You must read Moore. His newer stuff is more heartfelt with great balance, a product of writing 10+ books, but I suggest starting at the beginning. It'll give you an idea of how he thinks. I admit, for a comedic writer, he does do some seriously heavy stuff. Everyone should read him who wants to write comedy.
Ben Nemec
Posted: Monday, December 30, 2013 1:29 AM
Joined: 1/21/2013
Posts: 47

Nevena Georgieva wrote:

What do you think about that distinction? Is comic fantasy the yin to high fantasy's yang? 


I sincerely hope not.  In my experience humorless fantasy books make incredibly bland reading.  All work and no play, you know.

JCW Stevenson
Posted: Monday, February 24, 2014 11:58 PM
Joined: 2/24/2014
Posts: 19

I  think 'low' fantasy is terrible terminology.  To me 'low fantasy' is poorly written fan fiction


Comic fantasy is simply another take on world building.  George RR Martin writes some amazingly detailed and thorough works, and like David Gemmel and Raymond E Feist I'd put firmly in 'high fantasy'.


But to put Terry Pratchett, Neil Gaiman and Tom Holt in 'low fantasy' would be a travesty.  It implies their work has less merit, and to me that simply can't be the case.

Elizabeth Moon
Posted: Wednesday, June 4, 2014 10:40 AM
Joined: 6/14/2012
Posts: 195

For me, a book without any humor is an egg without salt.   I don't want to eat salt by itself (well, not often anyway), but I want some in my food.  (And this is anot an invitation to a lecture about high blood pressure!)   The best books combine both serious stuff and humor.  


It may be that humor is the opposite of grimdark, but not all epic fantasy is grimdark...grimdark is a preference in the emotional palette available, not a virtue of its own.  (And whatever epic fantasy is currently most popular--right now, GRRM's--does color the public perception of epic fantasy.   What makes epic fantasy "epic" isn't the choice of palette--grimdark or varied light/dark-- but the "size" of it--not just length but the complexity, the inherent scale of what's at stake, etc.)   Others have mentioned Neil Gaiman and Terry Pratchett's works as combining both epic scale and humor and I agree.  There are more.  How much humor depends on the writer's choice of emotional palette and also the writer's skill...good humor that works exactly as intended is hard to do.   It's easiest in small doses-- a wisecrack here, a moment of silliness there.  

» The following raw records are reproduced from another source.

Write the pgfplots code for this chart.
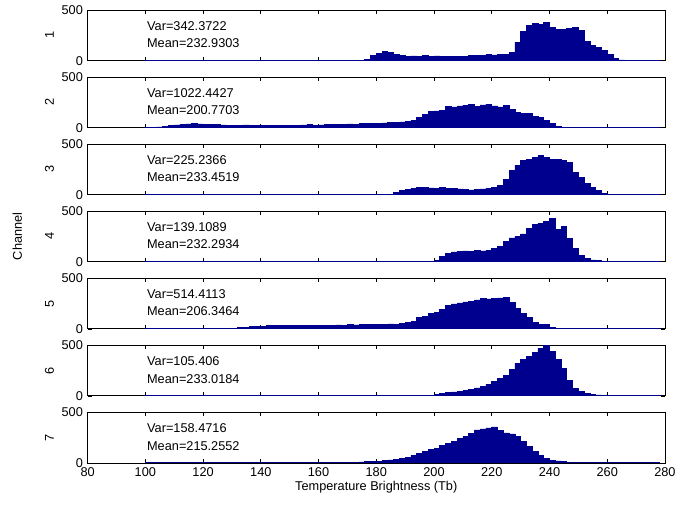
\documentclass[border=0pt]{standalone}
\usepackage{fontspec}
\setmainfont{Liberation Sans}
\usepackage{pgfplots}
\pgfplotsset{compat=1.18}
\usepgfplotslibrary{groupplots}
\definecolor{hist}{HTML}{00008F}

\pgfplotsset{
  chan/.style={
    scale only axis, width=435pt, height=38.25pt,
    xmin=80, xmax=280, ymin=0, ymax=500,
    xtick={80,100,...,280}, ytick={0,500},
    tick align=inside, major tick length=3pt,
    axis line style={line width=0.6pt}, tick style={black, line width=0.5pt},
    font=\fontsize{9.6}{11}\selectfont,
    /pgf/number format/assume math mode=true,
    every axis y label/.style={at={(axis description cs:-0.066,0.5)}, rotate=90, anchor=center},
  },
  hbar/.style={const plot, fill=hist, draw=hist, line width=0.5pt, mark=none},
}

\begin{document}
\begin{tikzpicture}
\begin{groupplot}[group style={group size=1 by 7, vertical sep=12.25pt,
    xticklabels at=edge bottom, xlabels at=edge bottom}, chan]

\nextgroupplot[ylabel={1}]
\addplot[hbar] coordinates {
(100,1) (174,1) (176,10) (178,50) (180,75) (182,88) (184,80) (186,65) (188,52) (190,45)
(192,48) (194,45) (196,50) (198,42) (200,48) (202,40) (204,42) (206,45) (208,40) (210,45)
(212,50) (214,55) (216,52) (218,60) (220,58) (222,65) (224,62) (226,80) (228,180) (230,290)
(232,350) (234,365) (236,355) (238,375) (240,330) (242,310) (244,305) (246,315) (248,330) (250,300)
(252,190) (254,150) (256,135) (258,105) (260,60) (262,25) (264,8) (266,3) (268,1) (276,1) (278,0)
} \closedcycle;
\node[anchor=west] at (axis cs:99,345) {Var=342.3722};
\node[anchor=west] at (axis cs:99,170) {Mean=232.9303};

\nextgroupplot[ylabel={2}]
\addplot[hbar] coordinates {
(100,3) (102,5) (104,8) (106,12) (108,20) (110,28) (112,35) (114,38) (116,40) (118,38)
(120,35) (122,32) (124,30) (126,28) (128,27) (130,26) (132,25) (134,28) (136,24) (138,25)
(140,26) (142,24) (144,25) (146,26) (148,24) (150,27) (152,25) (154,28) (156,30) (158,26)
(160,28) (162,30) (164,32) (166,30) (168,35) (170,38) (172,36) (174,40) (176,42) (178,40)
(180,45) (182,48) (184,50) (186,52) (188,58) (190,65) (192,75) (194,100) (196,135) (198,160)
(200,165) (202,170) (204,210) (206,205) (208,215) (210,222) (212,230) (214,210) (216,225) (218,232)
(220,215) (222,205) (224,220) (226,180) (228,150) (230,145) (232,138) (234,110) (236,100) (238,72)
(240,40) (242,15) (244,4) (246,2) (274,2) (276,1) (278,0)
} \closedcycle;
\node[anchor=west] at (axis cs:99,345) {Var=1022.4427};
\node[anchor=west] at (axis cs:99,170) {Mean=200.7703};

\nextgroupplot[ylabel={3}]
\addplot[hbar] coordinates {
(100,1) (184,1) (186,20) (188,40) (190,55) (192,65) (194,72) (196,70) (198,68) (200,65)
(202,70) (204,62) (206,66) (208,58) (210,50) (212,48) (214,52) (216,58) (218,65) (220,75)
(222,90) (224,150) (226,240) (228,290) (230,335) (232,350) (234,365) (236,385) (238,370) (240,350)
(242,352) (244,340) (246,320) (248,220) (250,170) (252,115) (254,70) (256,40) (258,15) (260,4)
(262,1) (276,1) (278,0)
} \closedcycle;
\node[anchor=west] at (axis cs:99,345) {Var=225.2366};
\node[anchor=west] at (axis cs:99,170) {Mean=233.4519};

\nextgroupplot[ylabel={4}]
\addplot[hbar] coordinates {
(100,1) (196,1) (198,5) (200,15) (202,50) (204,80) (206,98) (208,105) (210,108) (212,105)
(214,110) (216,108) (218,115) (220,135) (222,155) (224,200) (226,235) (228,250) (230,275) (232,330)
(234,365) (236,380) (238,400) (240,425) (242,320) (244,345) (246,230) (248,130) (250,65) (252,30)
(254,18) (256,10) (258,4) (260,1) (276,1) (278,0)
} \closedcycle;
\node[anchor=west] at (axis cs:99,345) {Var=139.1089};
\node[anchor=west] at (axis cs:99,170) {Mean=232.2934};

\nextgroupplot[ylabel={5}]
\addplot[hbar] coordinates {
(100,2) (120,3) (126,4) (130,5) (132,10) (134,15) (136,20) (138,25) (140,28) (142,30)
(144,32) (146,30) (148,33) (150,35) (152,32) (154,34) (156,30) (158,36) (160,33) (162,35)
(164,37) (166,38) (168,34) (170,40) (172,38) (174,42) (176,40) (178,43) (180,45) (182,42)
(184,48) (186,45) (188,52) (190,60) (192,72) (194,110) (196,125) (198,150) (200,160) (202,195)
(204,230) (206,245) (208,255) (210,265) (212,272) (214,285) (216,300) (218,295) (220,300) (222,305)
(224,310) (226,260) (228,200) (230,150) (232,115) (234,65) (236,45) (238,42) (240,15) (242,5)
(244,1) (276,1) (278,0)
} \closedcycle;
\node[anchor=west] at (axis cs:99,345) {Var=514.4113};
\node[anchor=west] at (axis cs:99,170) {Mean=206.3464};

\nextgroupplot[ylabel={6}]
\addplot[hbar] coordinates {
(100,1) (196,1) (198,8) (200,16) (202,26) (204,32) (206,39) (208,45) (210,55) (212,65)
(214,78) (216,95) (218,115) (220,140) (222,170) (224,200) (226,260) (228,320) (230,355) (232,390)
(234,430) (236,470) (238,500) (240,440) (242,360) (244,270) (246,150) (248,75) (250,45) (252,28)
(254,18) (256,10) (258,5) (260,2) (262,1) (276,1) (278,0)
} \closedcycle;
\node[anchor=west] at (axis cs:99,345) {Var=105.406};
\node[anchor=west] at (axis cs:99,170) {Mean=233.0184};

\nextgroupplot[ylabel={7}, xlabel={Temperature Brightness (Tb)}, xlabel style={yshift=3pt}]
\addplot[hbar] coordinates {
(100,1) (168,1) (170,4) (172,7) (174,10) (176,12) (178,15) (180,18) (182,25) (184,30)
(186,38) (188,48) (190,58) (192,75) (194,95) (196,115) (198,130) (200,145) (202,175) (204,195)
(206,210) (208,240) (210,265) (212,290) (214,325) (216,335) (218,345) (220,355) (222,320) (224,295)
(226,285) (228,265) (230,215) (232,160) (234,110) (236,70) (238,45) (240,28) (242,20) (244,12)
(246,6) (248,3) (250,1) (276,1) (278,0)
} \closedcycle;
\node[anchor=west] at (axis cs:99,345) {Var=158.4716};
\node[anchor=west] at (axis cs:99,170) {Mean=215.2552};
\end{groupplot}
\node[rotate=90, font=\fontsize{9.6}{11}\selectfont] at ([xshift=-53pt]group c1r4.west) {Channel};
\path ([xshift=-66pt, yshift=7.5pt]group c1r1.north west) rectangle ([xshift=9pt, yshift=-32.25pt]group c1r7.south east);
\end{tikzpicture}
\end{document}
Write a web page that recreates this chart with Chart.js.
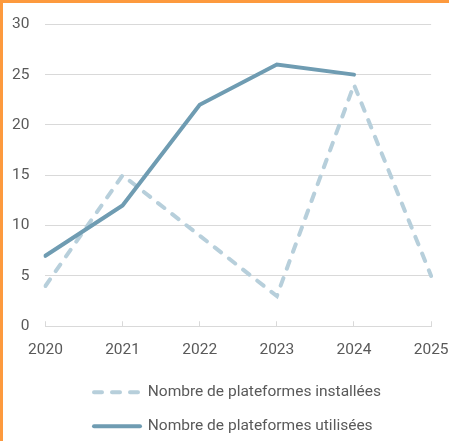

I don't think I've written a book without some humor in it, and very few shorter works that lack that touch.   Personal preference, both in reading and writing.  Laughter at life's odd spots was part of my childhood and has been part of my life ever since...(what do you do when a ceiling panel falls and drenches you with icy water and a mass of insulation?  After the gasp, and spitting out the insulation, you laugh...because you know how ridiculous you look, standing there in rubber stable boots in ankledeep water, wearing every warm garment you own and now covered with a layer of  wet insulation like a chicken just dipped in batter and then cornflakes.)